There are fears the ongoing fuel scarcity may resurface after a short period of relief, despite efforts to make the commodity available.
As multinational petroleum marketing companies continue to promise that they will provide needed foreign exchange to finance their own fuel allocation in the second quarter, there is likelihood others with no international affiliation won’t be able to do the same, and have, therefore, pointed accusing fingers at money deposit banks for selling foreign exchange above the official rate of N197 to a dollar to the marketers.
The Executive Secretary, Major Oil Marketers Association of Nigeria (MOMAN), Mr. Femi Olawore, said banks are selling to his members at above N300 to a dollar, adding they had already made official complaint to the Central Bank of Nigeria through the Minister of Petroleum, who is already discussing the matter with the banks.
Olawore said only two International Oil Companies (IOCs) operating in the upstream and downstream of the oil and gas sector are ready to assist with needed foreign exchange for the offshore purchase of the commodity.
“The Ministry of Petroleum is talking to the IOCs for assistance on forex. For now, only two of them are assisting with forex. They are the ones operating upstream and downstream. The Minister is talking, and we hope the assistance would be constant and massive enough for us to bring the fuel,” he said.

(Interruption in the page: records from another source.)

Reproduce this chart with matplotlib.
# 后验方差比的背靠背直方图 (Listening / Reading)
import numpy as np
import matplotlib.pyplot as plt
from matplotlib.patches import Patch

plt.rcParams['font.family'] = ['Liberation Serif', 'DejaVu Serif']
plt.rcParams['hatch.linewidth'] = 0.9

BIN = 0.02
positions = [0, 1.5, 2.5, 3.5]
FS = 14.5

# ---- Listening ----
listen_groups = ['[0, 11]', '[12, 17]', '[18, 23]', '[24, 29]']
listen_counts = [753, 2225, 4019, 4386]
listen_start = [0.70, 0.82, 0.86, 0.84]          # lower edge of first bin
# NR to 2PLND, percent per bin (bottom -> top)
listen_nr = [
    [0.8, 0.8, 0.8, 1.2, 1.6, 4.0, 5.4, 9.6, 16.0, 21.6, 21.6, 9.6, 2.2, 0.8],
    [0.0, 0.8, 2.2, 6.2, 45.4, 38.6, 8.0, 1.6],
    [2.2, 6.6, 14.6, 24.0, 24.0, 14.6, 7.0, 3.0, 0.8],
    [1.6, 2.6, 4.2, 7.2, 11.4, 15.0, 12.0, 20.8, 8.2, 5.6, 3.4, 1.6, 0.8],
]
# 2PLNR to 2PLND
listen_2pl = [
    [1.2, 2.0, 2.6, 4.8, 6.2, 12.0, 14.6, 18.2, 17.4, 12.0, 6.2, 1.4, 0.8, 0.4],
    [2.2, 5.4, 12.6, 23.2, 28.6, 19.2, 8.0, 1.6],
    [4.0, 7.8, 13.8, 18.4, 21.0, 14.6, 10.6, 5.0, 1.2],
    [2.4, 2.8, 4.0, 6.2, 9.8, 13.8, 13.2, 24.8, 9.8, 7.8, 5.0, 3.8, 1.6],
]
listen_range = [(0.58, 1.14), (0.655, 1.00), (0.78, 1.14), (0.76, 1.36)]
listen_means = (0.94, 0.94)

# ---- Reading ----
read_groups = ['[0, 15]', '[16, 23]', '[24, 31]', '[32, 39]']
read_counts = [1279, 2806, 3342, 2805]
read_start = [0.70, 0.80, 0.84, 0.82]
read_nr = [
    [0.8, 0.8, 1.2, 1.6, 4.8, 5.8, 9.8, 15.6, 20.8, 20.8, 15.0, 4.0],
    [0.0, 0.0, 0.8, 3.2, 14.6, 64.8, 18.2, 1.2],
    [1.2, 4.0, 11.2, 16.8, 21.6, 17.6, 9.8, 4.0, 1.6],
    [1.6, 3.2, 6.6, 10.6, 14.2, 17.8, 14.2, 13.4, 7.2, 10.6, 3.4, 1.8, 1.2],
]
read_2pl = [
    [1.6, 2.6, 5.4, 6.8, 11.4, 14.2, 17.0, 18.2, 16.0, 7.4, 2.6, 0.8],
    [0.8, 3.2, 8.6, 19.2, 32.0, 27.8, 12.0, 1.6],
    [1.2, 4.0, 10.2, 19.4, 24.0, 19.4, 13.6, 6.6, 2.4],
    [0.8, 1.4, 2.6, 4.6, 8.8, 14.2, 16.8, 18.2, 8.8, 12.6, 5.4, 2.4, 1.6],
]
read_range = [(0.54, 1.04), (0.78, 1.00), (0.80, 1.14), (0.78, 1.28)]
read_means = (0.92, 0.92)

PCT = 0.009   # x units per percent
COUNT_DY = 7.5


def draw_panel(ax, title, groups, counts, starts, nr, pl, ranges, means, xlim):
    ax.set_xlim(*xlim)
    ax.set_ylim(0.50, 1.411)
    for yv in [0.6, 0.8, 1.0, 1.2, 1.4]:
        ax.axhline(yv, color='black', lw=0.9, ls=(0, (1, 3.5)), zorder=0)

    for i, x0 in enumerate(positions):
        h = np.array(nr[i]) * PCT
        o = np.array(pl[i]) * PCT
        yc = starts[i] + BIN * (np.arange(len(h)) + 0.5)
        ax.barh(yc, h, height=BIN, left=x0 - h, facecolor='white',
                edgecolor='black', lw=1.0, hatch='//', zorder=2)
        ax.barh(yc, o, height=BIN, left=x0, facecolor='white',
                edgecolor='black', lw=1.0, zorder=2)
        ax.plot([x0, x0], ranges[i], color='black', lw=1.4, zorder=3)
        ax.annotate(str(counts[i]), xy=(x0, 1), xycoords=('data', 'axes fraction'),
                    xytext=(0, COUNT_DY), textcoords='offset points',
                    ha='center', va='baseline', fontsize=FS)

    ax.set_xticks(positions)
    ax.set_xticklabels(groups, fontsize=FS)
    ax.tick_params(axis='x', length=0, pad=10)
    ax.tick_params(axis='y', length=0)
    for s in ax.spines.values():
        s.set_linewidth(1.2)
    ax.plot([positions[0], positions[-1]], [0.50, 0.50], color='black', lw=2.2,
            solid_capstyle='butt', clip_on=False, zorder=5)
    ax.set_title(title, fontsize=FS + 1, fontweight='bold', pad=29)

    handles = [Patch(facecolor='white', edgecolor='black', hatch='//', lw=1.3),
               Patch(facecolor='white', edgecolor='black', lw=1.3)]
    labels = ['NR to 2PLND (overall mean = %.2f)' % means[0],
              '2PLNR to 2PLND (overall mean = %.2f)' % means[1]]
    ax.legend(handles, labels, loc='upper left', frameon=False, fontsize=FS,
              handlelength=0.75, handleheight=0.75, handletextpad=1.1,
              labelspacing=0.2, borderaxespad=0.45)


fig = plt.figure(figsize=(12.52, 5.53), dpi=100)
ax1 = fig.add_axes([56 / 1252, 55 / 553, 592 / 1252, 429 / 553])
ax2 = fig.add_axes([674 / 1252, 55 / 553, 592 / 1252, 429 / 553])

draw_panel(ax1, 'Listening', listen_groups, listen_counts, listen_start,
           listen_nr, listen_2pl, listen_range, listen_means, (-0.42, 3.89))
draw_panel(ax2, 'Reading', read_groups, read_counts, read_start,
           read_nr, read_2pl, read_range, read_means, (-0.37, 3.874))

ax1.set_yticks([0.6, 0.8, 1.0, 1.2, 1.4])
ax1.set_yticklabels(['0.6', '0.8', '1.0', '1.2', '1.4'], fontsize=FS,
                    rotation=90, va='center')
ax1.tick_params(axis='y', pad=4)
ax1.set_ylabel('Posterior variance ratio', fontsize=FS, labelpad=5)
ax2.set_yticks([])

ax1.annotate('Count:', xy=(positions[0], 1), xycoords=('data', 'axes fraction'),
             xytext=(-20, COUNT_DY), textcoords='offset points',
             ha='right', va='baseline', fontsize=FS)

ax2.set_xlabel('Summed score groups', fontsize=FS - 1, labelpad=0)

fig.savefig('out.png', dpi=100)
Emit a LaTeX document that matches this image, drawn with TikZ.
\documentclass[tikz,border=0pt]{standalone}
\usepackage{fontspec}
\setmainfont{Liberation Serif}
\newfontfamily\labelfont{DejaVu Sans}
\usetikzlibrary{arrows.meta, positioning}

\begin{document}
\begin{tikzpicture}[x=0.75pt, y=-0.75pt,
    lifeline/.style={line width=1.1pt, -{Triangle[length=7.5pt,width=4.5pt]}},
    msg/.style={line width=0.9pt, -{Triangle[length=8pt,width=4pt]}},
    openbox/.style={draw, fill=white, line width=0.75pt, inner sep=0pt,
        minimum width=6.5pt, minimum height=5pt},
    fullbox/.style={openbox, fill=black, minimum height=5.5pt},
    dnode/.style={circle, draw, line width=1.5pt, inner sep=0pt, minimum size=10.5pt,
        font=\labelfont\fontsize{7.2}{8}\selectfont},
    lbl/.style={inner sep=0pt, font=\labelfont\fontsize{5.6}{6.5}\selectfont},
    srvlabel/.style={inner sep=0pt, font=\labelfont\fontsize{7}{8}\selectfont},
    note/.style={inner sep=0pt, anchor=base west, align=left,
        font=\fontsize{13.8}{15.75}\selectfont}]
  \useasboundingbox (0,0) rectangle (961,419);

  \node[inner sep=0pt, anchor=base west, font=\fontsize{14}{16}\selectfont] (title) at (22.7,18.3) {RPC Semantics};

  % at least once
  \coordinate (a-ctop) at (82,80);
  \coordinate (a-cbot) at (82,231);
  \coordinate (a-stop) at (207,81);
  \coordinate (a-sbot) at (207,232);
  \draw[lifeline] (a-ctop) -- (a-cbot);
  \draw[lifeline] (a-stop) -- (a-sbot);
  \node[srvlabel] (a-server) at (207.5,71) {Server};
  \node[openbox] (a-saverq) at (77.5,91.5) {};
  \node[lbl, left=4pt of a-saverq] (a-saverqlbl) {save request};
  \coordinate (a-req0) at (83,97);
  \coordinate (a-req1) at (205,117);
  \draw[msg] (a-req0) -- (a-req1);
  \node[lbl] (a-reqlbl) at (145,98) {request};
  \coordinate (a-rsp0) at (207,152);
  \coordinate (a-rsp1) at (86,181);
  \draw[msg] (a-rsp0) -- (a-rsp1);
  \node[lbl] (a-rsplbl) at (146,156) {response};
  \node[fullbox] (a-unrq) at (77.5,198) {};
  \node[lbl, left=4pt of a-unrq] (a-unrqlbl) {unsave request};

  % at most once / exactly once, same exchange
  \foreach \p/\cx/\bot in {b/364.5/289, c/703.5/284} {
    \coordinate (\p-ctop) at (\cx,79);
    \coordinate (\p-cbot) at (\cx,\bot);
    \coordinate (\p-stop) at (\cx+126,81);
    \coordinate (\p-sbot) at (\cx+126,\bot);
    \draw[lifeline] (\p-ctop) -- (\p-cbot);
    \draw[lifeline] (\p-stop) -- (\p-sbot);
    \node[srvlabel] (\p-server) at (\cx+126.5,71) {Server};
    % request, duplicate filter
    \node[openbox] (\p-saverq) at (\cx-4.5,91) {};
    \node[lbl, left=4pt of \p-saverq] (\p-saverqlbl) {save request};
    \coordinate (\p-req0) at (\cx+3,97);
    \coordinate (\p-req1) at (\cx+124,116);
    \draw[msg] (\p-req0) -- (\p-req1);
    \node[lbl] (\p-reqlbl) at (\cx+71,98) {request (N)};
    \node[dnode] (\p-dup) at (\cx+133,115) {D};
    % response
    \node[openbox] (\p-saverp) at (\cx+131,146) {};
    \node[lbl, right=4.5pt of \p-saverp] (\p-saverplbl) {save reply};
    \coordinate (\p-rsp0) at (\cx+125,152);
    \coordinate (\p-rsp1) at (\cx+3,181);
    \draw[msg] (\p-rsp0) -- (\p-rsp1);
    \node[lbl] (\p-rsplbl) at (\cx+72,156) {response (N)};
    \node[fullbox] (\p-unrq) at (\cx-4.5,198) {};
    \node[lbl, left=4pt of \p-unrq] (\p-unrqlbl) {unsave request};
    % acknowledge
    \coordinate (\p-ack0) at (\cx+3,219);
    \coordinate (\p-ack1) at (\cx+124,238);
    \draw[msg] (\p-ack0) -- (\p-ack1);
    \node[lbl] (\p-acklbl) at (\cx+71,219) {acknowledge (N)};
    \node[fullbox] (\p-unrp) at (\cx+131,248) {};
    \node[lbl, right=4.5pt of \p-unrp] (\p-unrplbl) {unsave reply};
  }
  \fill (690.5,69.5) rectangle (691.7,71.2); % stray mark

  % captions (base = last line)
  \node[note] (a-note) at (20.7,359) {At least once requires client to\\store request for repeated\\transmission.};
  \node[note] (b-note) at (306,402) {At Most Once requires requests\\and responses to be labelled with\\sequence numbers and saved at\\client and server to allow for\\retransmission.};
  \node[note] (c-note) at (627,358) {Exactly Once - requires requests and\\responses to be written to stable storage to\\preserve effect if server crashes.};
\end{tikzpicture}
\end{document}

Olawore stressed that forex is essential to the lingering fuel crisis, adding that banks are not helping matters, as they insist on selling to marketers at the prevailing parallel market rate.
“Forex must be made available for fuel to be available. All major marketers have concluded arrangement to bring in products, but we need forex to back up the arrangement. We have the naira, but we don’t have forex. Banks are giving us forex at above N300 to a dollar. We appeal that the Minister will continue his engagement with the IOCs. And we will be glad if the President comes into the matter, because we are not getting forex from banks at the official rate. We are discussing with the Central Bank and we hope they will oblige us because it has since stopped allocation of forex to marketers. They should give us more priority.”

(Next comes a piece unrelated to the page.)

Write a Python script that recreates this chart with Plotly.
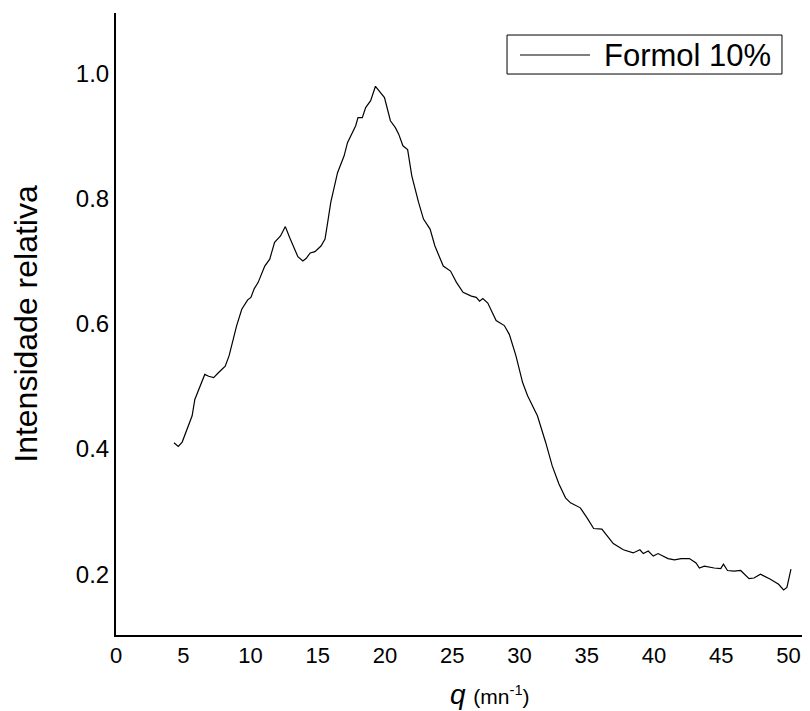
import plotly.graph_objects as go

q_values = [4.31, 4.63, 4.92, 5.30, 5.66, 5.86, 6.15, 6.60, 6.89, 7.26, 7.63, 8.12, 8.41, 8.65, 8.97,
            9.35, 9.79, 10.03, 10.28, 10.57, 11.06, 11.43, 11.79, 12.23, 12.59, 12.90, 13.27, 13.52,
            13.89, 14.13, 14.44, 14.79, 15.24, 15.54, 15.74, 15.97, 16.47, 16.96, 17.21, 17.82, 17.99,
            18.31, 18.56, 18.93, 19.29, 19.66, 19.96, 20.40, 20.77, 21.01, 21.33, 21.68, 21.99, 22.49,
            22.86, 23.35, 23.71, 24.33, 24.87, 25.31, 25.80, 26.42, 26.78, 27.03, 27.27, 27.64, 28.26,
            28.87, 29.24, 29.73, 30.23, 30.60, 31.33, 31.95, 32.43, 32.93, 33.42, 33.79, 34.52, 35.02,
            35.51, 36.12, 36.97, 37.72, 38.45, 38.95, 39.20, 39.57, 39.94, 40.30, 41.04, 41.52, 42.02,
            42.63, 43.12, 43.37, 43.74, 44.47, 44.96, 45.16, 45.46, 45.95, 46.44, 47.06, 47.43, 47.91,
            48.65, 49.26, 49.63, 49.88, 50.08, 50.18]
intensity = [0.410, 0.404, 0.411, 0.431, 0.453, 0.479, 0.495, 0.519, 0.516, 0.514, 0.522, 0.532, 0.549,
             0.570, 0.597, 0.623, 0.638, 0.642, 0.656, 0.666, 0.692, 0.703, 0.730, 0.740, 0.755, 0.738,
             0.719, 0.707, 0.700, 0.704, 0.713, 0.715, 0.724, 0.735, 0.762, 0.794, 0.841, 0.868, 0.889,
             0.916, 0.929, 0.929, 0.945, 0.956, 0.979, 0.969, 0.961, 0.924, 0.913, 0.903, 0.884, 0.878,
             0.836, 0.794, 0.767, 0.751, 0.724, 0.692, 0.684, 0.666, 0.650, 0.644, 0.642, 0.636, 0.640,
             0.633, 0.605, 0.597, 0.583, 0.549, 0.506, 0.485, 0.453, 0.410, 0.373, 0.344, 0.322, 0.314,
             0.306, 0.290, 0.273, 0.272, 0.249, 0.239, 0.234, 0.239, 0.233, 0.237, 0.229, 0.233, 0.225,
             0.223, 0.225, 0.225, 0.218, 0.210, 0.213, 0.210, 0.209, 0.216, 0.206, 0.205, 0.206, 0.193,
             0.194, 0.200, 0.192, 0.184, 0.175, 0.179, 0.197, 0.208]

x_ticks = [0, 5, 10, 15, 20, 25, 30, 35, 40, 45, 50]
y_ticks = [0.2, 0.4, 0.6, 0.8, 1.0]
y_ticklabels = ["0.2", "0.4", "0.6", "0.8", "1.0"]
series_name = "Formol 10%"

FONT = "Liberation Sans, Arial, sans-serif"

fig = go.Figure()
fig.add_trace(go.Scatter(x=q_values, y=intensity, mode="lines", name=series_name,
                         line=dict(color="black", width=1.2), showlegend=False))

fig.update_layout(
    width=794, height=703,
    margin=dict(l=108, r=0, t=5, b=76),
    paper_bgcolor="white", plot_bgcolor="white",
    font=dict(family=FONT, color="black"),
    showlegend=False,
    xaxis=dict(range=[0, 51.0], tickvals=x_ticks, ticks="", showgrid=False, zeroline=False,
               showline=True, linecolor="black", linewidth=2,
               tickfont=dict(size=22, family=FONT, color="black")),
    yaxis=dict(range=[0.103, 1.096], tickvals=y_ticks, ticktext=y_ticklabels, ticks="",
               showgrid=False, zeroline=False, showline=True, linecolor="black", linewidth=2,
               tickfont=dict(size=24, family=FONT, color="black"),
               title=dict(text="Intensidade relativa", font=dict(size=32, family=FONT, color="black"),
                          standoff=30)),
)

# legend (box, line sample, label); plot area spans x 116..802, y 13..635 px
fig.add_shape(type="rect", xref="paper", yref="paper", x0=0.5700, x1=0.9708, y0=0.9019, y1=0.9646,
              line=dict(color="black", width=1), fillcolor="white", layer="above")
fig.add_shape(type="line", xref="paper", yref="paper", x0=0.5889, x1=0.6910, y0=0.9325, y1=0.9325,
              line=dict(color="black", width=1.2), layer="above")
fig.add_annotation(xref="paper", yref="paper", x=0.7085, y=0.9325, xanchor="left", yanchor="middle",
                   showarrow=False, text=series_name, yshift=-1,
                   font=dict(size=31, family=FONT, color="black"))

fig.add_annotation(
    xref="paper", yref="paper", x=0.545, y=0, xanchor="center", yanchor="top", yshift=-42,
    showarrow=False,
    text="<i>q</i> <span style='font-size:21px'>(mn<sup>-1</sup>)</span>",
    font=dict(size=28, family=FONT, color="black"),
)

fig.write_html("out.html")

He said a more permanent solution to the persistent crisis is the deregulation of the oil and gas sector, backed with strong regulatory framework. According to him, “Deregulation is a song we have been singing and we will continue to sing. That is the only way to go. We only need to put in place a strong regulatory framework, so that people don’t misbehave.”
The MOMAN Executive Secretary also condemned the previous arrangement, which made the Nigeria National Petroleum Corporation (NNPC) the major importer of petroleum products, saying, “NNPC alone cannot do it. There has to be partnership and there should be no junior partner in the arrangement.”
According to him, NNPC has no infrastructure to play the role of major importer of petroleum products, as it lacks the capacity to do so. “Their pipelines are bad. They don’t have storage facilities, so they need us,” he said.
Authoritative sources at two money deposit banks, who responded to allegations on sale above official exchange rate by the major petroleum marketers, said allocation from the CBN had since dwindled, adding that banks have been sourcing forex from other sources for their customers.
“Our allocation from CBN is nothing to be considered now because it comes in trickles. So, we rely on other sources to satisfy our customers,” said a source at Fidelity Bank last week.
Spokesman for the apex bank, Mr. Isaac Okorafor, declined comment on the allegation by fuel importers against the banks.
Despite the difficulties in sourcing foreign exchange for the procurement of the critical commodity, Mobil Oil Company has promised to fund its own fuel allocation during the second quarter of the year.
“Based on our previous performance, we should be given more allocation. We have placed order for the second quarter allocation and they will arrive in accordance with delivery date given by PPPRA. Mobil will do all it can to bring the product because we will source forex from alternative sources,” said Mr. Akin Fatuke, Manager, Public Affairs Manager of Mobil Oil Company.